[Redbook9:46][19910407:1231i]{Soviet Foreign Policy [continued]}[7th April 1991]
19910407.1231 (Sun[day])
[continued]
‘The fact is* that by 1986, Soviet efforts to regain the initiative in Third World conflicts were failing, most conspicuously in Afghanistan, where U.S.-supplied Stingers were turning the tide of the battle. Work on [the] S[trategic] D[efense] I[initiative], meanwhile, was progressing steadily. At the Reykjavik summit in October 1986, Gorbachev made an unsuccessful last-ditch attempt to use arms control pressure to force Reagan to abandon it.
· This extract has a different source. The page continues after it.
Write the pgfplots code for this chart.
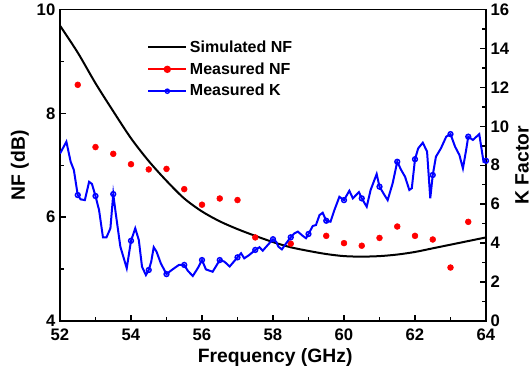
\documentclass[border=0pt]{standalone}
\usepackage{fontspec}
\setmainfont{Liberation Sans}
\usepackage{pgfplots}
\pgfplotsset{compat=1.18}
\usepackage{pgfplotstable}

\pgfplotstableread{
f nf
52 9.69
52.5 9.17
53 8.58
53.5 8.04
54 7.52
54.5 7.08
55 6.70
55.5 6.36
56 6.11
56.5 5.92
57 5.77
57.5 5.64
58 5.52
58.5 5.42
59 5.35
59.5 5.29
60 5.25
60.5 5.24
61 5.25
61.5 5.28
62 5.33
62.5 5.40
63 5.47
63.5 5.54
64 5.61
}\simnf

\pgfplotstableread{
f nf
52.5 8.55
53 7.35
53.5 7.22
54 7.02
54.5 6.92
55 6.93
55.5 6.54
56 6.24
56.5 6.36
57 6.33
57.5 5.61
58.5 5.49
59.5 5.64
60 5.50
60.5 5.45
61 5.60
61.5 5.82
62 5.64
62.5 5.57
63 5.03
63.5 5.91
}\measnf

\pgfplotstableread{
f k
52.00 8.60
52.18 9.21
52.30 8.18
52.39 7.76
52.50 6.47
52.58 6.25
52.70 6.21
52.82 7.15
52.90 7.04
53.00 6.42
53.10 5.70
53.21 4.30
53.31 4.30
53.42 4.76
53.50 6.52
53.57 5.53
53.70 3.82
53.88 2.71
54.00 4.12
54.12 4.76
54.22 4.16
54.31 2.79
54.42 2.36
54.50 2.62
54.57 3.05
54.64 3.79
54.72 3.56
54.84 2.96
55.00 2.41
55.17 2.65
55.35 2.88
55.50 2.88
55.60 2.58
55.74 2.31
55.88 2.71
56.00 3.13
56.11 2.65
56.30 2.53
56.50 3.13
56.63 3.05
56.78 2.80
57.00 3.27
57.10 3.48
57.19 3.22
57.33 3.39
57.50 3.65
57.62 3.79
57.71 3.61
57.85 3.90
58.00 4.20
58.09 4.07
58.15 3.82
58.25 3.68
58.37 3.99
58.50 4.30
58.60 4.50
58.70 4.59
58.84 4.37
58.93 4.25
59.00 4.47
59.12 4.88
59.21 4.93
59.31 5.44
59.40 5.56
59.50 5.15
59.62 5.10
59.73 5.70
59.87 6.38
60.00 6.21
60.15 6.69
60.25 6.30
60.34 6.47
60.42 6.62
60.50 6.30
60.64 5.87
60.75 6.73
60.92 7.55
61.00 6.90
61.14 6.47
61.23 6.21
61.37 7.07
61.50 8.18
61.61 7.76
61.72 7.41
61.84 6.73
61.91 6.82
62.00 8.31
62.09 8.87
62.22 9.16
62.34 8.70
62.43 6.30
62.50 7.50
62.59 8.44
62.73 8.87
62.88 9.47
63.00 9.60
63.13 8.95
63.25 8.53
63.35 7.84
63.44 8.78
63.50 9.47
63.63 9.30
63.81 9.60
63.93 8.18
64.00 8.23
}\meask

\pgfplotstableread{
f k
52.50 6.47
53.00 6.42
53.50 6.52
54.00 4.12
54.50 2.62
55.00 2.41
55.50 2.88
56.00 3.13
56.50 3.13
57.00 3.27
57.50 3.65
58.00 4.20
58.50 4.30
59.00 4.47
59.50 5.15
60.00 6.21
60.50 6.30
61.00 6.90
61.50 8.18
62.00 8.31
62.50 7.50
63.00 9.60
63.50 9.47
64.00 8.23
}\measkmarks

\pgfplotsset{
  myaxis/.style={
    width=319.5pt, height=233.6pt, scale only axis,
    xmin=52, xmax=64,
    axis line style={line width=1.3pt},
    every tick/.style={black, line width=1.1pt},
    major tick length=4.5pt, minor tick length=2.8pt,
    ticklabel style={font=\bfseries\fontsize{12.5}{15}\selectfont},
    xticklabel style={yshift=-2.5pt},
    /pgf/number format/assume math mode=true,
  }
}

\begin{document}
\begin{tikzpicture}
\begin{axis}[myaxis,
  ymin=4, ymax=10,
  xtick={52,54,...,64}, ytick={4,6,8,10},
  minor x tick num=1, minor y tick num=1,
  xtick pos=bottom, ytick pos=left,
  xlabel={Frequency (GHz)}, ylabel={NF (dB)},
  every axis x label/.style={at={(axis description cs:0.505,-0.118)}, anchor=center, font=\bfseries\fontsize{14.5}{17}\selectfont},
  every axis y label/.style={at={(axis description cs:-0.094,0.5)}, rotate=90, anchor=center, font=\bfseries\fontsize{14.5}{17}\selectfont},
]
\addplot[black, line width=1.5pt, smooth] table[x=f, y=nf] {\simnf};
\addplot[only marks, red, mark=*, mark size=2.2pt] table[x=f, y=nf] {\measnf};
\end{axis}
\begin{axis}[myaxis,
  ymin=0, ymax=16,
  ytick={0,2,...,16}, minor y tick num=1,
  axis x line=none, axis y line*=right,
  ylabel={K Factor},
  every axis y label/.style={at={(axis description cs:1.0845,0.5)}, rotate=90, anchor=center, font=\bfseries\fontsize{14.5}{17}\selectfont},
  legend image code/.code={\draw[mark repeat=2,mark phase=2,#1] plot coordinates {(0cm,0cm) (0.5cm,0cm) (1cm,0cm)};},
  legend style={draw=none, fill=none, at={(0.195,0.918)}, anchor=north west,
    font=\bfseries\fontsize{12}{14}\selectfont, row sep=2.2pt},
  legend cell align=left,
]
\addlegendimage{black, line width=1.5pt}
\addlegendentry{Simulated NF}
\addlegendimage{red, line width=1.5pt, mark=*, mark size=2pt}
\addlegendentry{Measured NF}
\addlegendimage{blue, line width=1.5pt, mark=o, mark size=1.6pt, mark options={line width=1pt}}
\addlegendentry{Measured K}
\addplot[blue, line width=1.5pt, forget plot] table[x=f, y=k] {\meask};
\addplot[only marks, blue, mark=o, mark size=1.8pt, mark options={line width=1.1pt, fill=blue!30}, forget plot] table[x=f, y=k] {\measkmarks};
\end{axis}
\pgfresetboundingbox
\useasboundingbox (-45pt,-36.75pt) rectangle (354pt,240.75pt);
\end{tikzpicture}
\end{document}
‘Under the circumstances, something clearly had to be done to slow the relentless shift of the “correlation of forces” in the West’s favour. Gorbachev’s answer to this, as well as to the problem of domestic stagnation, was, in part, not very different from Lenin’s in an earlier era: a policy of “peredyshka”** or strategic retreat. However, for a variety of reasons, including hidden disarray and self-doubt within the Communist movement itself, the retreat went much further than Gorbachev, or certainly his early supporters in the military, had originally planned.’
***
*[See last previous ts entry]
**[1921]
***[ibid] T[imes] L[iterary] S[upplement] 4589, 19910315:6, ‘Soviet Military Paradoxes: Has the Kremlin really become more defensive-minded?’ P. Glynn, resident scholar at the American Enterprise Institute, Washington, & author of ‘Closing Pandora’s Box: A History of Arms Control.’